• [Task to carry out]: Leave the pictures out and retype the lines from the beginning through the line with "import plotly.graph_objects as go", both ends included.

• [Material provided]:
○ ○ ○ ○
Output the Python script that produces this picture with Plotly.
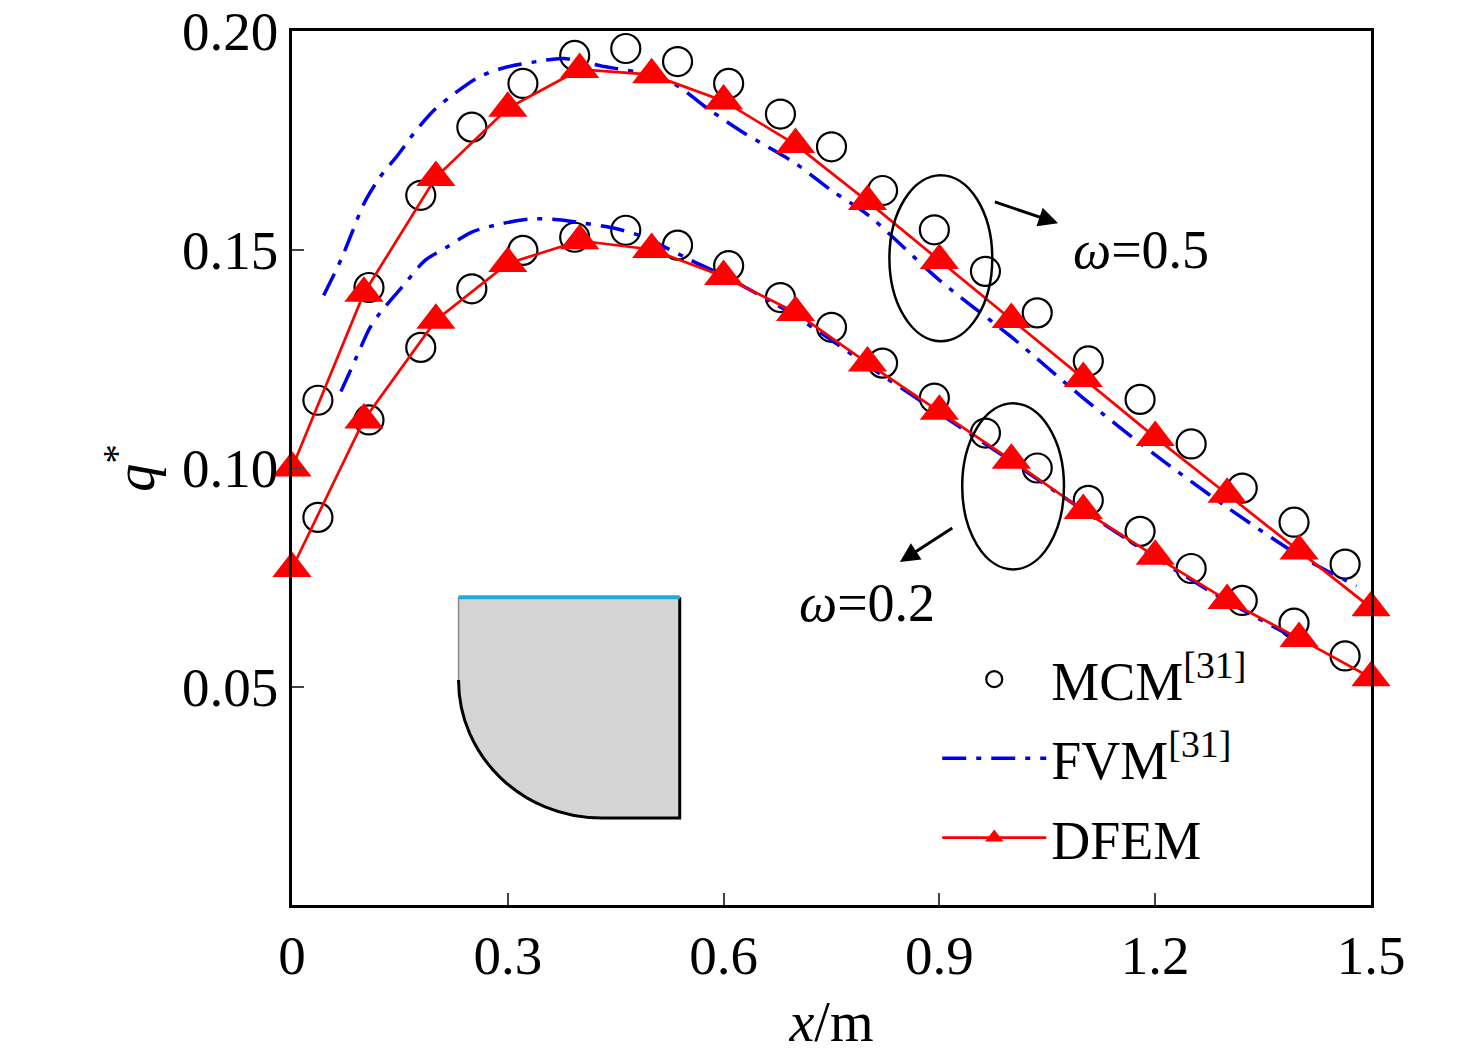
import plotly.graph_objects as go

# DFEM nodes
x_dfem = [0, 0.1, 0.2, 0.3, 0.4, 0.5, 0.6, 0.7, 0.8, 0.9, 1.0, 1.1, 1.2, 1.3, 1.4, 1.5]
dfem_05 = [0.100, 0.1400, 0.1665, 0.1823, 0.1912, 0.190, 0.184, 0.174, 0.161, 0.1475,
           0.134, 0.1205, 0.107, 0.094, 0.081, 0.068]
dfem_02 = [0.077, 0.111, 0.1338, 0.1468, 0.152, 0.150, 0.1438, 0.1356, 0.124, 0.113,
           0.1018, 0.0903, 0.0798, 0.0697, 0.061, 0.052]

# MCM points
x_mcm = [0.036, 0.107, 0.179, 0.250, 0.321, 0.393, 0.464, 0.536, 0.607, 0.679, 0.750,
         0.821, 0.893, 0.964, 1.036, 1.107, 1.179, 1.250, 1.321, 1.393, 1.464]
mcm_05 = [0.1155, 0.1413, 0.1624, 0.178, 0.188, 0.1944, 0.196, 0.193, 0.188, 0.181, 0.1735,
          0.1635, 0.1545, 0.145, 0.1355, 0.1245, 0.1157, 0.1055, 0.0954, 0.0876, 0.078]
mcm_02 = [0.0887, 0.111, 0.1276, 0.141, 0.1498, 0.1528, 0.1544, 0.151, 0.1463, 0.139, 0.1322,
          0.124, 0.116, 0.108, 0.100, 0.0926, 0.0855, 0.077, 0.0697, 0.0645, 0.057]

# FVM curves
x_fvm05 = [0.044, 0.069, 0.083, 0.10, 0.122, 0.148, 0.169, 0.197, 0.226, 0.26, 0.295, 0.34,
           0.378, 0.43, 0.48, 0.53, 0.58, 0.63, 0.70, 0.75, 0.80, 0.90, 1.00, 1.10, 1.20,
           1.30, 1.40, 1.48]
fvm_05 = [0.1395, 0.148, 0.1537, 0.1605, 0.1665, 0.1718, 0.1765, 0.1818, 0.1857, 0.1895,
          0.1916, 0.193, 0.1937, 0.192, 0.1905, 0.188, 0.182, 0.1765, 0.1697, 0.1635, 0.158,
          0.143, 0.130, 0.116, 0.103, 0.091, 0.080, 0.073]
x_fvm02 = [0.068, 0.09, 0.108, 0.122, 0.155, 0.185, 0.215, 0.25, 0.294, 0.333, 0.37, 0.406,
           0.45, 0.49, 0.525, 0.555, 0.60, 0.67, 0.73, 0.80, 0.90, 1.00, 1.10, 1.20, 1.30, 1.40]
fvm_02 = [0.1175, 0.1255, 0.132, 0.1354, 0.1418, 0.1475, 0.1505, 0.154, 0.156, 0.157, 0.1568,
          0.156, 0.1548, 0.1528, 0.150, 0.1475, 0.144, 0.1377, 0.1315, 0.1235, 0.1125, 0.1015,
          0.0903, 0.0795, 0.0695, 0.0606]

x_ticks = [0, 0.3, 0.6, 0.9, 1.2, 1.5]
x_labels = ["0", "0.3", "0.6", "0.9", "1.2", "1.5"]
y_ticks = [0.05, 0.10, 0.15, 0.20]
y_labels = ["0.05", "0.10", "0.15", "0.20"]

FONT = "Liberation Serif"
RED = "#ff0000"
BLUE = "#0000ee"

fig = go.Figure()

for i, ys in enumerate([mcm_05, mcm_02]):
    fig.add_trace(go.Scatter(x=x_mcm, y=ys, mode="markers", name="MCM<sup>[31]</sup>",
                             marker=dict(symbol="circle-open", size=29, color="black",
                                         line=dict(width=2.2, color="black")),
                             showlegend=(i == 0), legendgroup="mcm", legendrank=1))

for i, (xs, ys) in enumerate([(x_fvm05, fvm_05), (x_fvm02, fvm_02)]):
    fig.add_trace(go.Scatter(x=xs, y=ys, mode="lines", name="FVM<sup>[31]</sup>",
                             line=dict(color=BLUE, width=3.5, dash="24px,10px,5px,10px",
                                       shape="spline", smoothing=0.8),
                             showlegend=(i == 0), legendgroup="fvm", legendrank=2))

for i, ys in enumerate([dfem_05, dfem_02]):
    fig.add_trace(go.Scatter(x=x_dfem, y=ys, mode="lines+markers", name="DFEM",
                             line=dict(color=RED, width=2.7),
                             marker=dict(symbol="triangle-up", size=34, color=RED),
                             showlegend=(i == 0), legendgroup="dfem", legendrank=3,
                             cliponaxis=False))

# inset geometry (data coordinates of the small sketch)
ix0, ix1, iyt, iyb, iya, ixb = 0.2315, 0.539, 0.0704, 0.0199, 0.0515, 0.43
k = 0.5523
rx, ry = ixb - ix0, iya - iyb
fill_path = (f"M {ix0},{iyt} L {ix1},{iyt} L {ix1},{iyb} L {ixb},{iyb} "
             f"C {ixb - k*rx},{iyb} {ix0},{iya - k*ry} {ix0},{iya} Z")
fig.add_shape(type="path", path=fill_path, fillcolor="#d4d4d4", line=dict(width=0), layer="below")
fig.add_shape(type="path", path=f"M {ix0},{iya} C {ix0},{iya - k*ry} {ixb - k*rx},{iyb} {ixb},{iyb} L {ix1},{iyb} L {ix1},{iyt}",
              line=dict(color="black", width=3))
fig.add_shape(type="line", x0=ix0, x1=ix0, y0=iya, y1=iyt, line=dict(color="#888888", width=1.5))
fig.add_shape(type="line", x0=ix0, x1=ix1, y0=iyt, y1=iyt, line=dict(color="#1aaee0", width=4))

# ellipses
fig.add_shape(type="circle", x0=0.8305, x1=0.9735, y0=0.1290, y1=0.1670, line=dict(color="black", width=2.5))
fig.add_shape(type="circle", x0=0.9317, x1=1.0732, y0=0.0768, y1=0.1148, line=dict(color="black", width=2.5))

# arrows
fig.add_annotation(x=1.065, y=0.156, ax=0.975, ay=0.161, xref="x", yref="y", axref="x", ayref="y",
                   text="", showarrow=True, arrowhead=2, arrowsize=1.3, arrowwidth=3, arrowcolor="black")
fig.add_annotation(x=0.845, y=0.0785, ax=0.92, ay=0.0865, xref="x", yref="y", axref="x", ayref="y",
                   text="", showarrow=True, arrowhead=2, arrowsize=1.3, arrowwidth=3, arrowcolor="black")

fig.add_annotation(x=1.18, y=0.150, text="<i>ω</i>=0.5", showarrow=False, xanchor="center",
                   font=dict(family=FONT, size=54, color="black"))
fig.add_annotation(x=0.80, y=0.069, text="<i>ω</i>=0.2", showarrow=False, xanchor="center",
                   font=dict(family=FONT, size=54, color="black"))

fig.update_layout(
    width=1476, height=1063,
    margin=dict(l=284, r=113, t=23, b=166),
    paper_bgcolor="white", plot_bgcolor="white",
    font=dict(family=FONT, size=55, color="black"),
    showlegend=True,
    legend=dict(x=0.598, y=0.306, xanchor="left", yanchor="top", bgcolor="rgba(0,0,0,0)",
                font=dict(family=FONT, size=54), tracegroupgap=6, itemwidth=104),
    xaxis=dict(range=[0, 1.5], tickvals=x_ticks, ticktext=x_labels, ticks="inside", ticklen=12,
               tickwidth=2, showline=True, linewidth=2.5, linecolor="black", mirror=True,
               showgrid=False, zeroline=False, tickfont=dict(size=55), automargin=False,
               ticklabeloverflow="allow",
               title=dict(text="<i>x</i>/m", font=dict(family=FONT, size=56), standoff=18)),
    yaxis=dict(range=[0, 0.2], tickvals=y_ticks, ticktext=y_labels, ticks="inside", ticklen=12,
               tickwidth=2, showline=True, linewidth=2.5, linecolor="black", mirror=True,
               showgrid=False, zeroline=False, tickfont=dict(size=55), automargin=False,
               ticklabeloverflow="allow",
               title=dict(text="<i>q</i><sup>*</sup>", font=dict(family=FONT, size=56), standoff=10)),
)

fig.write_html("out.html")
○ ○ ○ ○
• [The answer]:
Output the Python script that produces this picture with Plotly.
import plotly.graph_objects as go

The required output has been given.